Non-Mormon white culture in the American West has become increasingly distinct from Eastern white culture. Gen X-ers and Millennials in the Mountain states now seem to be increasingly adopting the values of the always far Left Pacific states. Boomers to a large degree still reflect the traditional values of the regions in which they were raised, but the growing trendiness of SJW liberalism seems to have hit the Western states quite hard, as though people Out West just want to glom onto the New World Order while those back East are clinging more tightly to the old ways. Witness how Trump's biggest gains relative to previous GOP candidates came in the Eastern states.

Urbanization is partly to blame; Mountain state Boomers grew up in more lightly populated regions. These states have seen a lot of growth and a big influx of transplants over the last 20-30 years, and there just doesn't seem to be that much of a sense of roots or tradition anymore among younger generations there.

Marty T said...

Clearly Georgia, Texas and Colorado look like odd results based on those states trending bluer. Georgia teenage whites, which include Atlanta suburbanites, are not 95 percent Republican obviously. But the general pattern is plausible, with whiter, red trending states like Pennsylvania, Minnesota and Missouri looking good.

Gen Z may be socially liberal...for now. It's our job to change that. Whites in gen Z can't help but see increasing anti white bigotry and not respond. Then once they're on the right track in that regard, the backlash against sexual deviant culture may not be far behind, but that's more of a long game issue.

Corvinus said...

Julian-"I don't know anything about Brett Stevens but I wouldn't be surprised if many white 13-18 year olds in America grow up to have beliefs relatively congruent with an alt-lite to alt-right spectrum."

The trends in this demographic do not support your hypothesis. They may be opposed to SJW's style liberalism, but not liberalism in general. Big difference.
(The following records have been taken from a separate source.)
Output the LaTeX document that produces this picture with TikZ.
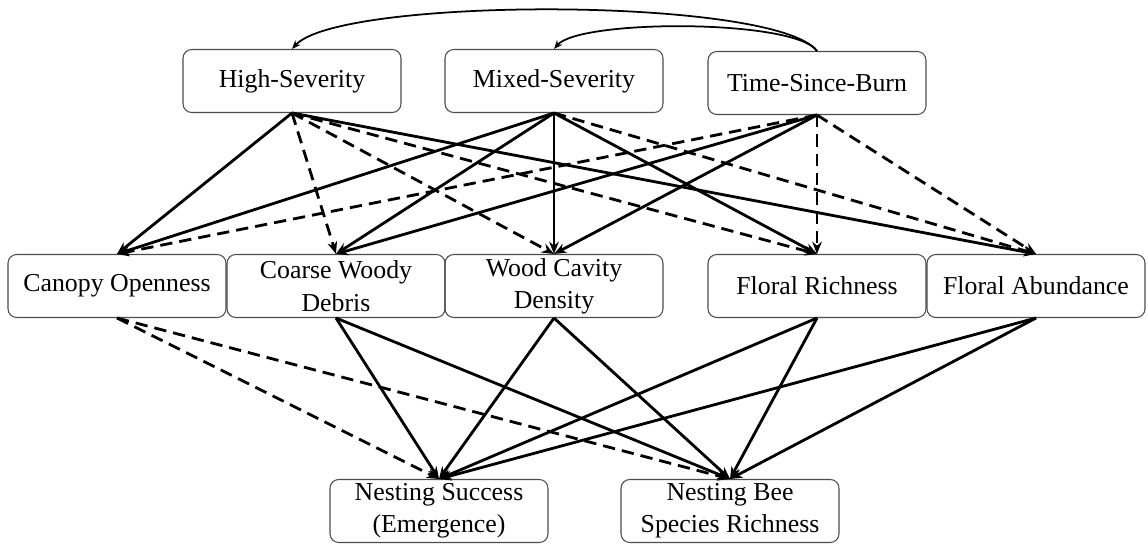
\documentclass[tikz,border=0pt]{standalone}
\usepackage{fontspec}
\setmainfont{Liberation Serif}
\usetikzlibrary{arrows.meta}

\begin{document}
\begin{tikzpicture}[
  box/.style={draw=black!70,line width=0.6pt,rounded corners=5pt,minimum width=4.36cm,minimum height=1.26cm,inner sep=2pt,align=center,font=\fontsize{14.7}{18.4}\selectfont},
  arr/.style={-{Stealth[length=7pt,width=5.5pt]},line width=1.6pt},
  darr/.style={arr,dash pattern=on 7pt off 4pt},
  back/.style={-{Stealth[length=5pt,width=4pt]},line width=1pt}]
  \useasboundingbox (0,0) rectangle (22.96,10.88);
  % fire variables
  \node[box] (hs) at (5.84,9.26) {High-Severity};
  \node[box] (ms) at (11.08,9.26) {Mixed-Severity};
  \node[box] (tsb) at (16.34,9.22) {Time-Since-Burn};
  % habitat variables
  \node[box] (co) at (2.34,5.16) {Canopy Openness};
  \node[box] (cwd) at (6.72,5.16) {Coarse Woody\\Debris};
  \node[box] (wcd) at (11.08,5.16) {Wood Cavity\\Density};
  \node[box] (fr) at (16.34,5.16) {Floral Richness};
  \node[box] (fa) at (20.72,5.16) {Floral Abundance};
  % responses
  \node[box] (ns) at (8.78,0.66) {Nesting Success\\(Emergence)};
  \node[box] (nb) at (14.6,0.66) {Nesting Bee\\Species Richness};
  % time since burn to severity
  \draw[back] (tsb.north) .. controls (15.5,10.95) and (6.8,10.95) .. (hs.north);
  \draw[back] (tsb.north) .. controls (15.9,10.5) and (11.6,10.5) .. (ms.north);
  % fire -> habitat
  \draw[arr] (hs.south) -- (co.north);
  \draw[darr] (hs.south) -- (cwd.north);
  \draw[darr] (hs.south) -- (wcd.north);
  \draw[darr] (hs.south) -- (fr.north);
  \draw[arr] (hs.south) -- (fa.north);
  \draw[arr] (ms.south) -- (co.north);
  \draw[arr] (ms.south) -- (cwd.north);
  \draw[arr] (ms.south) -- (wcd.north);
  \draw[arr] (ms.south) -- (fr.north);
  \draw[darr] (ms.south) -- (fa.north);
  \draw[darr] (tsb.south) -- (co.north);
  \draw[arr] (tsb.south) -- (cwd.north);
  \draw[arr] (tsb.south) -- (wcd.north);
  \draw[darr] (tsb.south) -- (fr.north);
  \draw[darr] (tsb.south) -- (fa.north);
  % habitat -> bees
  \draw[darr] (co.south) -- (ns.north);
  \draw[darr] (co.south) -- (nb.north);
  \draw[arr] (cwd.south) -- (ns.north);
  \draw[arr] (cwd.south) -- (nb.north);
  \draw[arr] (wcd.south) -- (ns.north);
  \draw[arr] (wcd.south) -- (nb.north);
  \draw[arr] (fr.south) -- (ns.north);
  \draw[arr] (fr.south) -- (nb.north);
  \draw[arr] (fa.south) -- (ns.north);
  \draw[arr] (fa.south) -- (nb.north);
\end{tikzpicture}
\end{document}
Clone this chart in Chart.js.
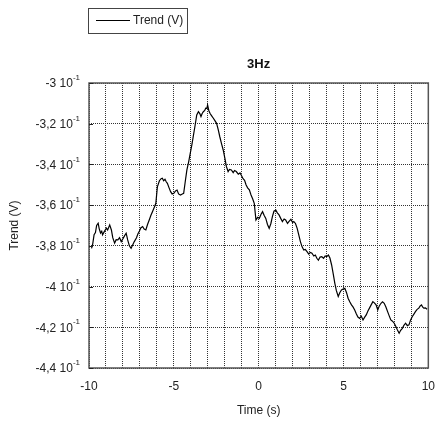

A.E.--"Those aren't the issues that motivate the alt right. Affirmative action, immigration, Islam, political correctness--these are the "social" issues that matter, and they are the social issues that motivate the Alt Right."

There are competing philosophies on the Alt Right. Gen Z'ers in particular favor diversity and inclusion. They may call for limits for affirmative action and immigration, but their their calls for changes will lean moderate, not extreme right.

"Richard Spencer holds all the progressive positions you point out above. He is not, however, considered a social conservative. He is, of course, reliably referred to as "far right" or some variation thereof. So it may be with a lot of Zs."

Most Gen Z'ers find him other than desirable to serve as the recognizable figure leading the charge against SJWs and elites.

Marty T--Gen Z may be socially liberal...for now. It's our job to change that. Whites in gen Z can't help but see increasing anti white bigotry and not respond. Then once they're on the right track in that regard, the backlash against sexual deviant culture may not be far behind, but that's more of a long game issue.

So do you propose "it takes a village" style propaganda assault to cleanse Gen Z'ers for their affinity of "Jewish inspired rot gut culture"? Great luck with that endeavor. Besides, is it not the fundamental liberty of people to choose for themselves how they lead their lives?